There is also a deeper reputational lesson for the state. Agencies like the LTO operate on what might be called borrowed authority. Their legitimacy does not come from popularity, but from perceived fairness, competence, and professionalism. The moment officials appear thin-skinned or punitive, that borrowed authority weakens. Enforcement starts to look arbitrary. Rules feel personal. The institution shrinks to the temperament of whoever is on duty.

This is where many Philippine agencies still fail. They underestimate narrative. Silence is read as guilt. Aggression is read as insecurity. Technical explanations, when delivered without empathy, sound like excuses. In contrast, a simple acknowledgment of frustration, followed by a clear explanation of rules and remedies, often diffuses tension. That is not weakness. That is governance.

The Deakin–LTO episode also exposes a dangerous normalization. Public conflict is becoming performative. The middle ground, where solutions live, disappears.
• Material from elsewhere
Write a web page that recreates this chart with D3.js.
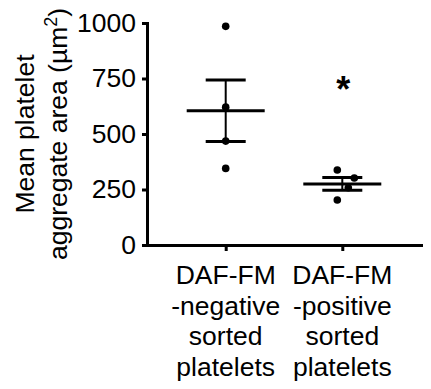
<!DOCTYPE html>
<html>
<head>
<meta charset="utf-8">
<script src="https://cdn.jsdelivr.net/npm/d3@7/dist/d3.min.js"></script>
<style>
  body { margin: 0; background: #fff; }
  text { font-family: "Liberation Sans", Arial, Helvetica, sans-serif; fill: #000; }
</style>
</head>
<body>
<div id="chart"></div>
<script>
// data
const groups = ["neg", "pos"];
const groupLabels = [
    ["DAF-FM", "-negative", "sorted", "platelets"],
    ["DAF-FM", "-positive", "sorted", "platelets"]
];
const negValues = [985, 621, 468, 345];
const posValues = [338, 302, 258, 203];
const yTicks = [0, 250, 500, 750, 1000];
const significance = ["", "*"];

const width = 431, height = 389;
const margin = { top: 23, right: 10, bottom: 144, left: 147 };
const fontSize = 26.5;

const svg = d3.select("#chart").append("svg")
    .attr("width", width)
    .attr("height", height);

const x = d3.scalePoint()
    .domain(groups)
    .range([margin.left, width - margin.right])
    .padding(0.675);

const y = d3.scaleLinear()
    .domain([0, 1000])
    .range([height - margin.bottom, margin.top]);

const series = [negValues, posValues];
// small horizontal spread so overlapping dots stay visible
const jitter = [[0, 0, 0, 0], [-5, 12, 6, -5]];

// y axis
const yAxis = svg.append("g")
    .attr("transform", "translate(" + margin.left + ",0)")
    .call(d3.axisLeft(y).tickValues(yTicks).tickFormat(d3.format("d"))
        .tickSize(5).tickSizeOuter(0).tickPadding(6));
yAxis.select(".domain").attr("stroke-width", 3).attr("stroke-linecap", "square");
yAxis.selectAll(".tick line").attr("stroke-width", 3);
yAxis.selectAll(".tick text").style("font-size", fontSize + "px");

// x axis
const xAxis = svg.append("g")
    .attr("transform", "translate(0," + y(0) + ")")
    .call(d3.axisBottom(x).tickSize(6).tickSizeOuter(0).tickFormat(""));
xAxis.select(".domain").attr("stroke-width", 3).attr("stroke-linecap", "square");
xAxis.selectAll(".tick line").attr("stroke-width", 3);

// x labels, several lines each
groups.forEach((g, i) => {
    const t = svg.append("text")
        .attr("text-anchor", "middle")
        .style("font-size", fontSize + "px");
    groupLabels[i].forEach((line, j) => {
        t.append("tspan")
            .attr("x", x(g))
            .attr("y", 284 + j * 30.5)
            .text(line);
    });
});

// y title
const title = svg.append("text")
    .attr("transform", "translate(0," + ((y(0) + y(1000)) / 2) + ") rotate(-90)")
    .attr("text-anchor", "middle")
    .style("font-size", fontSize + "px");
title.append("tspan").attr("x", 0).attr("y", 34).text("Mean platelet");
title.append("tspan").attr("x", 0).attr("y", 67).text("aggregate area (\u00b5m");
title.append("tspan").attr("dy", -10).style("font-size", "18px").text("2");
title.append("tspan").attr("dy", 10).text(")");

// points, mean and SEM
groups.forEach((g, i) => {
    const vals = series[i];
    const cx = x(g);
    const mean = d3.mean(vals);
    const sem = d3.deviation(vals) / Math.sqrt(vals.length);

    svg.append("g").selectAll("circle")
        .data(vals)
        .enter().append("circle")
        .attr("cx", (d, k) => cx + jitter[i][k])
        .attr("cy", d => y(d))
        .attr("r", 3.8)
        .attr("fill", "#000");

    const bars = svg.append("g").attr("stroke", "#000").attr("stroke-width", 3);
    bars.append("line")
        .attr("x1", cx - 39).attr("x2", cx + 39)
        .attr("y1", y(mean)).attr("y2", y(mean));
    bars.append("line")
        .attr("x1", cx).attr("x2", cx)
        .attr("y1", y(mean + sem)).attr("y2", y(mean - sem))
        .attr("stroke-width", 2);
    [mean + sem, mean - sem].forEach(v => {
        bars.append("line")
            .attr("x1", cx - 20).attr("x2", cx + 20)
            .attr("y1", y(v)).attr("y2", y(v));
    });

    if (significance[i]) {
        svg.append("text")
            .attr("x", cx + 1)
            .attr("y", y(740) + 21)
            .attr("text-anchor", "middle")
            .style("font-size", "36px")
            .style("font-weight", "bold")
            .text(significance[i]);
    }
});
</script>
</body>
</html>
Governance becomes theater, and policy becomes background noise.

What should have happened instead is painfully obvious. A professional, measured response from the LTO. A firm but respectful assertion of rules. A recognition that frustration does not equal disrespect. Less heat, more light.
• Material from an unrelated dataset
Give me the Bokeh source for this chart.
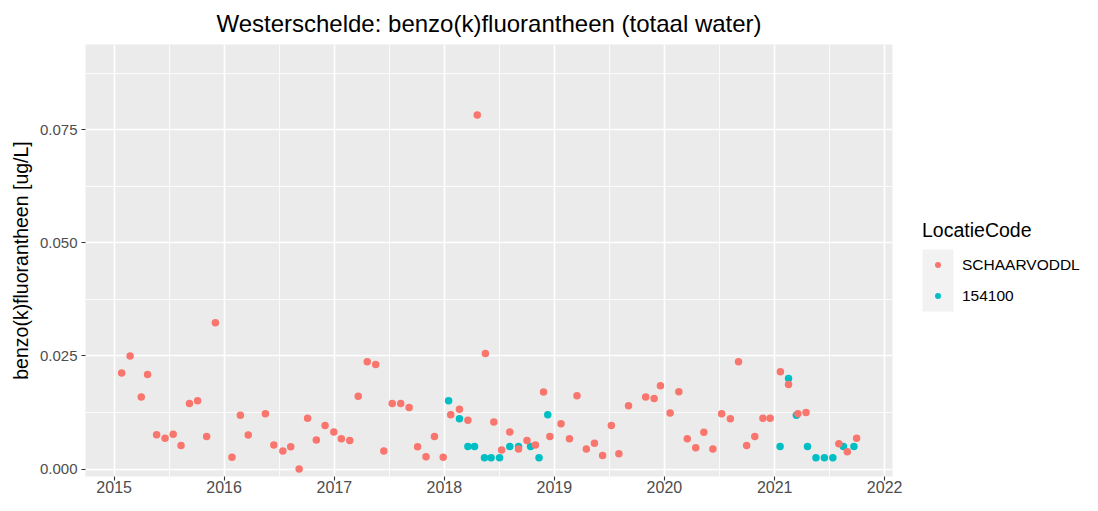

This incident will pass, as most do. But the pattern remains. Until institutions learn to engage influence without feeling threatened by it, and until influential voices recognize the weight of their platforms, these clashes will keep repeating. Louder each time. Uglier each time. More damaging each time.

Power Play takeaway: This was never about one man or one office. It was about a state still uncomfortable with accountability in the age of visibility, and a society still mistaking confrontation for reform. In that uneasy space, trust is the first thing to break and the hardest thing to rebuild.